SINGAPORE - A new legal framework that can grant companies amnesty for certain corporate offences is being proposed in Singapore.
Deferred prosecution agreements (DPAs) could be offered to corporations as long as they comply with specific requirements, Minister for Home Affairs and Law K. Shanmugam announced on Monday (Jan 15) during a dialogue with lawyers.
The framework is one of several proposed amendments to the Criminal Procedure Code and Evidence Act.
"It's about time we had DPAs here where corporates can be taken to task and (where) they could pay a much higher sum compared to what the criminal law provides," said Mr Shanmugam at the Modernising Criminal Justice: New Developments in Criminal Procedure dialogue.
Under the proposed DPA framework, the public prosecutor can agree to dismiss the charges a company faces providing it agrees to undertake strict obligations.
DPAs are already in effect in Britain and the United States. The framework only applies to companies and is separate from prosecution against individuals.
All DPAs will need to be approved by the High Court which must be satisfied that the agreement is in the interests of justice and that the terms are fair, reasonable and proportionate.
The mechanism will allow for corporate reform, said Mr Shanmugam. DPAs must also be published after the court approves them.
The announcement for the proposed legal tool follows an international corruption probe involving Keppel Corporation's offshore and marine unit. Keppel had entered a DPA in the United States.
The DPA framework was brought up during the public consultation for proposed amendments late last year, according to Law Society president Gregory Vijayendran.
Speaking on the sidelines of the dialogue, Mr Vijayendran said the framework is "not a case of going light on corporations". He said it is a forward-looking approach for Singapore's open economy.
"There is obviously going to be a focus on the many corporations who set up in Singapore who want to be able to carry on business and put a bad episode behind them," he said.
"It does allow a very practical avenue for which there can be discussion for some protection in place for the public because the High Court is still going to scrutinise the matter. It allows for a practical resolution."
Mr Vijayendran said that "a number of offences on our statute books" will apply in cases of corporate crimes.
"I see this as a move to be welcomed by the business community. Time will tell of course."
On Monday, more than 70 criminal law practitioners attended the dialogue at The Arts House where Mr Shanmugam addressed feedback from the public consultation.
Last July, the Law Ministry announced 50 proposed changes to the Criminal Procedure Code and the Evidence Act. The proposed amendments were put up for a month-long public consultation last year and are expected to be tabled in Parliament this year.
Mr Shanmugam highlighted the "strong request" by lawyers to extend community sentencing. The amendments, if passed, will allow more offenders to benefit from rehabilitative opportunities as the eligibility criteria will be expanded in a "controlled manner".
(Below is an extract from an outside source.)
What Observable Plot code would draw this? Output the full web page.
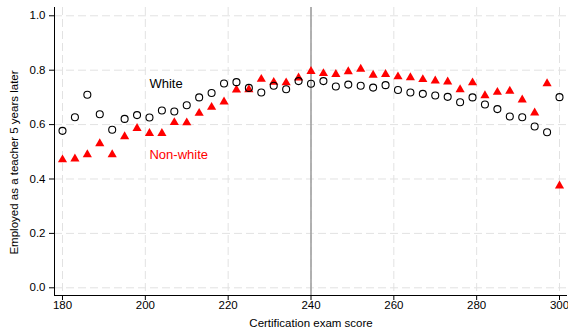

Offenders who serve short jail sentences or have gone through Reformative Training will also be eligible.
The ministry is also working on taking video-recorded statements from vulnerable victims, such as those of serious sexual offences.
Citing the experiences of other jurisdictions, Mr Shanmugam said: "In sexual assault cases, a lot of the evidence suggests that the first statement that the victim makes is usually the most accurate."
The recording can reduce the trauma felt by the victim by minimising the need for them to repeatedly recount their ordeal and be used in place of oral evidence at trials. It will be implemented in later phases.
Mr Shanmugam said that defence counsel will be given "good access" to these video interviews.